NORTH WALES, England (News story from the Daily Post) -- A disgruntled worker has admitted calling the Daily Post newsdesk claiming he had planted a bomb in the UPM paper mill where he worked.

Terry Bell, 29, thought the hoax "was a bit of a laugh" , North East Wales Magistrates Court at Mold heard.

But the police were alerted by our newsdesk and traced the calls, made on Saturday afternoon, to a house in Connah's Quay.

Prosecuting barrister Helen Tench said the company he worked for, UPM Shotton, had lost £100,000 because of the incident.

Bell, with ginger hair and wearing glasses, appeared from custody in a grey sweatshirt and grey tracksuit bottoms, as he pleaded guilty to communicating information he knew to be false that there was a thing likely to explode or ignite at UPM Paper Mill.

He was given conditional bail that he reside at his parents' house in Bilston, near Wolverhampton, maintain a curfew between 8pm and 8am and he was barred from using electronic devices such as moblie phones, iPads and computers.

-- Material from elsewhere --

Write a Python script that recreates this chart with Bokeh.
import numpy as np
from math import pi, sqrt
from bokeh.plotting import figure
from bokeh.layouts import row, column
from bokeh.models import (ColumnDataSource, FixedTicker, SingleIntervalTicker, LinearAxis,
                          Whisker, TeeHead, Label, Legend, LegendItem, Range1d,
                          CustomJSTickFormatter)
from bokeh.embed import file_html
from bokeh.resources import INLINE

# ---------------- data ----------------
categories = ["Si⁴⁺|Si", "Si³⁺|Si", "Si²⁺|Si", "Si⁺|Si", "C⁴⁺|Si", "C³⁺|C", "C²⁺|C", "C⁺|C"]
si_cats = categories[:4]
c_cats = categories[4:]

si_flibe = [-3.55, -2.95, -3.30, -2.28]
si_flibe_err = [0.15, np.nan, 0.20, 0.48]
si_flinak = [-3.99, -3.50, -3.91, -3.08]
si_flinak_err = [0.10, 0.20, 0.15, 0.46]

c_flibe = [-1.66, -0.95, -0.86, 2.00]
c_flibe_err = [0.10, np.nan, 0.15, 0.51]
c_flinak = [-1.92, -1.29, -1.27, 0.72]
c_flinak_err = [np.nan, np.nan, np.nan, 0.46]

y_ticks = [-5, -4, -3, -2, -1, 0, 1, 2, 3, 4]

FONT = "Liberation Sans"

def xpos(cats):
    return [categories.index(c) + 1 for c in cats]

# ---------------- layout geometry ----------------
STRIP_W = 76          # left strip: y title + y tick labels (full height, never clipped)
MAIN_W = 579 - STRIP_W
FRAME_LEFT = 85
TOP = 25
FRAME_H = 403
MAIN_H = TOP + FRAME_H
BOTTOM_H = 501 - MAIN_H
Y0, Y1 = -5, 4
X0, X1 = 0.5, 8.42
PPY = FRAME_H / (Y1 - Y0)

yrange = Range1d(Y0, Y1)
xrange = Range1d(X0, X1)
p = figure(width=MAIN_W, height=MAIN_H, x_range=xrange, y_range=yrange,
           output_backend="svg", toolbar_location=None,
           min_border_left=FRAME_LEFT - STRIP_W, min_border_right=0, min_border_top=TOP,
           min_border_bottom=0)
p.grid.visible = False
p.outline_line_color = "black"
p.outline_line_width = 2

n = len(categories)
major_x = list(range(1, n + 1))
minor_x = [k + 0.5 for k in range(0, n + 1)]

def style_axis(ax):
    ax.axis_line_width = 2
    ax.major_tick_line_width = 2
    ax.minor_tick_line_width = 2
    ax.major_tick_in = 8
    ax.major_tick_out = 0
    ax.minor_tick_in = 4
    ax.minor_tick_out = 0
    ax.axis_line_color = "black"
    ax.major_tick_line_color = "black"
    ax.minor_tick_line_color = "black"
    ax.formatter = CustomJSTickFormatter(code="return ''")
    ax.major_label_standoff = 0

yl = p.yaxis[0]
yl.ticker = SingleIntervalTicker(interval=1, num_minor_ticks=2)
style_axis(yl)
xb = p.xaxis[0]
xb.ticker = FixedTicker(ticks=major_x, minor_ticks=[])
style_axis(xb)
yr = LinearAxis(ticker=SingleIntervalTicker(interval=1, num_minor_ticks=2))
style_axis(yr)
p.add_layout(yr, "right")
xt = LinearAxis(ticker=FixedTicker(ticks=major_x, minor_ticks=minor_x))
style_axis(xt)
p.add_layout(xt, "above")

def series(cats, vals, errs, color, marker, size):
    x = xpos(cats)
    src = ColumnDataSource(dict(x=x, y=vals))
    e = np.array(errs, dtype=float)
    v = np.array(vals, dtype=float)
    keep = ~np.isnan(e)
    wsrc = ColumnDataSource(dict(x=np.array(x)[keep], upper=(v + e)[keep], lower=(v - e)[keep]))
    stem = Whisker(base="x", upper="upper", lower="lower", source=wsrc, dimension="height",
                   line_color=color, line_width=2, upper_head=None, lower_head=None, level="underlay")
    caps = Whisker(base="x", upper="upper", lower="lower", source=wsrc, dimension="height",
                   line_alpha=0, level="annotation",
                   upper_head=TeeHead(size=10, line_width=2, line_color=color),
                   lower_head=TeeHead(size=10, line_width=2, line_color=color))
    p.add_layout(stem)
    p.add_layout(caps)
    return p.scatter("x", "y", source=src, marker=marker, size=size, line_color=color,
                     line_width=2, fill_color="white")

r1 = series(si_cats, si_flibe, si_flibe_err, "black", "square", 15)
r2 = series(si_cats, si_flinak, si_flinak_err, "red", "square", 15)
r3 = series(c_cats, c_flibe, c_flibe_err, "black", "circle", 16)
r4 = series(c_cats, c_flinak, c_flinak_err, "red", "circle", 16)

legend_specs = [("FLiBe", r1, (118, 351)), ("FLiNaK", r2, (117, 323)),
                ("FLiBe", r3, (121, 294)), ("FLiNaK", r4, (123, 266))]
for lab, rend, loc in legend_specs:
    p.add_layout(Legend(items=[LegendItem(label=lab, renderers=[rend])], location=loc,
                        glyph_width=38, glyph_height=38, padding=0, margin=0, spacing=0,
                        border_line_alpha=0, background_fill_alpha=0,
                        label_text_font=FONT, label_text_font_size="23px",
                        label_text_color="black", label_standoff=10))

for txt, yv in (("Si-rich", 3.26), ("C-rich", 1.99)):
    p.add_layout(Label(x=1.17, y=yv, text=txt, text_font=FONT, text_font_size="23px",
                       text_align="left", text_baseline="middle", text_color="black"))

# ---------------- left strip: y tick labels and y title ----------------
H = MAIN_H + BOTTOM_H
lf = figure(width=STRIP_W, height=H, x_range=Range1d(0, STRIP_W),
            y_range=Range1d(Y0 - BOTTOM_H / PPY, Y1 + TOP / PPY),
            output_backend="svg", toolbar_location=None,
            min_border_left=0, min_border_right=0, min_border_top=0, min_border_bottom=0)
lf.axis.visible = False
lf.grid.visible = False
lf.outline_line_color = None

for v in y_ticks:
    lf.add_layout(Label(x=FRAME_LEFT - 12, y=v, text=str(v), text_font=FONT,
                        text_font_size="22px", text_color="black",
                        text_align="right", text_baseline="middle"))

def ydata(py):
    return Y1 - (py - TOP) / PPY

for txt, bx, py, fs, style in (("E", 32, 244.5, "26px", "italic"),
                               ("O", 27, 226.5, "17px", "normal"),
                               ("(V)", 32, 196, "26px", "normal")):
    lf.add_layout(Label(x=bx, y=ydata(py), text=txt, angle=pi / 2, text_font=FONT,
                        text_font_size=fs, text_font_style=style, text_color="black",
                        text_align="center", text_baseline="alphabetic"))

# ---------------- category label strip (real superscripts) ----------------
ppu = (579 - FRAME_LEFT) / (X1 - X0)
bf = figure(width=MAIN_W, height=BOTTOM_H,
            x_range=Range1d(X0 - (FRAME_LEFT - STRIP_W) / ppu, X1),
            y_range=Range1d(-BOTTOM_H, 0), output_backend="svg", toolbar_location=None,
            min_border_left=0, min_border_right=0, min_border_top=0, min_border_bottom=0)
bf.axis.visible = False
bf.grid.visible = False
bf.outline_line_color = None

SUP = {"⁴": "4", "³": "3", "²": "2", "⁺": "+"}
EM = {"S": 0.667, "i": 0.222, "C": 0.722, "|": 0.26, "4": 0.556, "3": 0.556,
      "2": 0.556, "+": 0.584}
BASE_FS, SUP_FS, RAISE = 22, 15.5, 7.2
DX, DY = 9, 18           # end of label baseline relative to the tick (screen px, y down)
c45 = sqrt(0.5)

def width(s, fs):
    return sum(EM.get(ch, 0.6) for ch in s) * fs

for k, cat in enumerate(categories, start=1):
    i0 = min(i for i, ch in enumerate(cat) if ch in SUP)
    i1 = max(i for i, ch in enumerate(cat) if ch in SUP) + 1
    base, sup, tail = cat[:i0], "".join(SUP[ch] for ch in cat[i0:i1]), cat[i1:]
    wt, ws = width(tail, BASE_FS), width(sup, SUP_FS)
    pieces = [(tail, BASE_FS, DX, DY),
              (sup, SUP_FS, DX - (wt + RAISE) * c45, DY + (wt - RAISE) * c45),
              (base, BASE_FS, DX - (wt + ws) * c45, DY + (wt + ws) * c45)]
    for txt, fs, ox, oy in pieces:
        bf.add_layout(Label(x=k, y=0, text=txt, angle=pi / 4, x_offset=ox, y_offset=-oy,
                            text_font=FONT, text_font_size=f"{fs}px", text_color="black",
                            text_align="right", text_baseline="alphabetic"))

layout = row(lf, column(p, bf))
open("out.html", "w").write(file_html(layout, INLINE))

He was told, unless it was an emergency, he would have to get his father to use a landline for him if he needed to contact anyone and was ordered to stay away from Deeside.

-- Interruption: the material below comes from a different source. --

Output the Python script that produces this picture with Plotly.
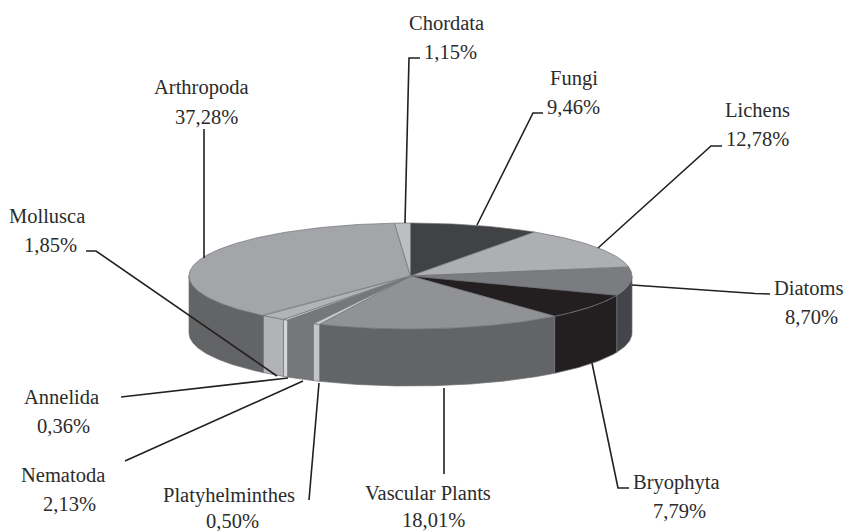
import numpy as np
import plotly.graph_objects as go

categories = ["Fungi", "Lichens", "Diatoms", "Bryophyta", "Vascular Plants", "Platyhelminthes",
              "Nematoda", "Annelida", "Mollusca", "Arthropoda", "Chordata"]
values = [9.46, 12.78, 8.70, 7.79, 18.01, 0.50, 2.13, 0.36, 1.85, 37.28, 1.15]
top_colors = ["#414244", "#aeafb2", "#7b7c80", "#231f20", "#919296", "#c8cacc",
              "#76777b", "#c8cacc", "#b1b3b6", "#a4a5a8", "#bcbec0"]
side_colors = ["#414244", "#aeafb2", "#434548", "#231f20", "#636466", "#c2c4c6",
               "#76777b", "#d4d5d7", "#b1b3b6", "#636466", "#bcbec0"]

# page layout, in pixels
W, H = 846, 531
CX, CY, RX, RY, DEPTH = 410.5, 276, 221.5, 53, 57
FONT = dict(family="Liberation Serif", size=20.5, color="#2b2b2b")

# name line centre, value line centre
label_pos = {
    "Fungi": ((574, 78), (573, 107)),
    "Lichens": ((757, 110), (757, 139)),
    "Diatoms": ((808, 288), (811, 317)),
    "Bryophyta": ((676, 482), (679, 511)),
    "Vascular Plants": ((428, 493), (433, 520)),
    "Platyhelminthes": ((229, 495), (232, 521)),
    "Nematoda": ((63, 475), (69, 504)),
    "Annelida": ((61, 397), (63, 426)),
    "Mollusca": ((47, 216), (50, 245)),
    "Arthropoda": ((201, 87), (206, 117)),
    "Chordata": ((446, 23), (450, 52)),
}
leaders = {
    "Fungi": [(543, 113), (533, 113), (477, 225)],
    "Lichens": [(722, 146), (711, 146), (598, 248)],
    "Diatoms": [(770, 294), (755, 293.5), (632, 285)],
    "Bryophyta": [(629, 488), (618, 488), (592, 363)],
    "Vascular Plants": [(444, 388), (444, 474)],
    "Platyhelminthes": [(309, 500), (319, 383)],
    "Nematoda": [(125, 461), (303, 381)],
    "Annelida": [(121, 397), (288, 378)],
    "Mollusca": [(86, 251), (96, 251), (277, 376)],
    "Arthropoda": [(204, 129), (204, 258)],
    "Chordata": [(420, 58), (409, 58), (405, 223)],
}

total = sum(values)
edges = np.concatenate([[0], np.cumsum(values)]) / total * 2 * np.pi


def rim(a0, a1, dy=0.0):
    n = max(2, int((a1 - a0) * 120))
    t = np.linspace(a0, a1, n)
    return CX + RX * np.sin(t), CY - RY * np.cos(t) + dy


fig = go.Figure()
LINE = dict(color="#707175", width=0.7)

# wall: only the part of each slice that faces the viewer
for i, name in enumerate(categories):
    a0, a1 = max(edges[i], np.pi / 2), min(edges[i + 1], 3 * np.pi / 2)
    if a1 <= a0:
        continue
    x1, y1 = rim(a0, a1)
    x2, y2 = rim(a0, a1, DEPTH)
    fig.add_trace(go.Scatter(x=np.concatenate([x1, x2[::-1], x1[:1]]),
                             y=np.concatenate([y1, y2[::-1], y1[:1]]),
                             mode="lines", fill="toself", fillcolor=side_colors[i],
                             line=LINE, hoverinfo="skip", showlegend=False))

# top face
for i, name in enumerate(categories):
    x, y = rim(edges[i], edges[i + 1])
    fig.add_trace(go.Scatter(x=np.concatenate([[CX], x, [CX]]),
                             y=np.concatenate([[CY], y, [CY]]),
                             mode="lines", fill="toself", fillcolor=top_colors[i],
                             line=LINE, name=name, text=f"{name}: {values[i]}%",
                             hoverinfo="text", showlegend=False))

shapes = []
for pts in leaders.values():
    path = "M " + " L ".join(f"{x},{y}" for x, y in pts)
    shapes.append(dict(type="path", path=path, xref="x", yref="y", layer="above",
                       line=dict(color="#231f20", width=1.6)))

annotations = []
for name, v in zip(categories, values):
    (nx, ny), (vx, vy) = label_pos[name]
    annotations.append(dict(x=nx, y=ny, text=name, showarrow=False, font=FONT,
                            xanchor="center", yanchor="middle"))
    annotations.append(dict(x=vx, y=vy, text=f"{v:.2f}%".replace(".", ","), showarrow=False,
                            font=FONT, xanchor="center", yanchor="middle"))

fig.update_layout(
    width=W, height=H, margin=dict(l=0, r=0, t=0, b=0),
    paper_bgcolor="white", plot_bgcolor="white",
    xaxis=dict(range=[0, W], visible=False, fixedrange=True),
    yaxis=dict(range=[H, 0], visible=False, fixedrange=True),
    shapes=shapes, annotations=annotations,
)
fig.write_html("out.html", config={"displayModeBar": False},
               post_script="document.body.style.margin='0';document.body.style.overflow='hidden';")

Ms Tench said: "Details were passed to the Daily Post newsdesk that there would be an explosion at 9pm that night.

"He said he had put the device there. He called the newspaper again and when asked for his name he said they didn't need to know that.

"He told police it was not a genuine call and it was a stupid mistake. He thought the call was a bit of a laugh.

"The reason he gave for making the call was that he was not happy working at the paper mill, where he had worked for two shifts."

Ms Tench said he admitted he had a previous conviction for a similar offence when he was 16 years old.

She said he claimed his aim had not been to frighten anyone.

Defending Bell, Simon Simmons said his client had ADHD, autism and dyslexia - and had not been taking his medication since the end of last year.

Mr Simmons said although Bell had committed a serious offence he admitted to it straight away, had shown remorse and had not been "medicated".

Chairman of the bench, Brian Manford advised Bell to take his medication and observe the terms of his bail.

Bell, of Boswell Road, Bilston, will be sentenced at Mold Crown Court on October 25.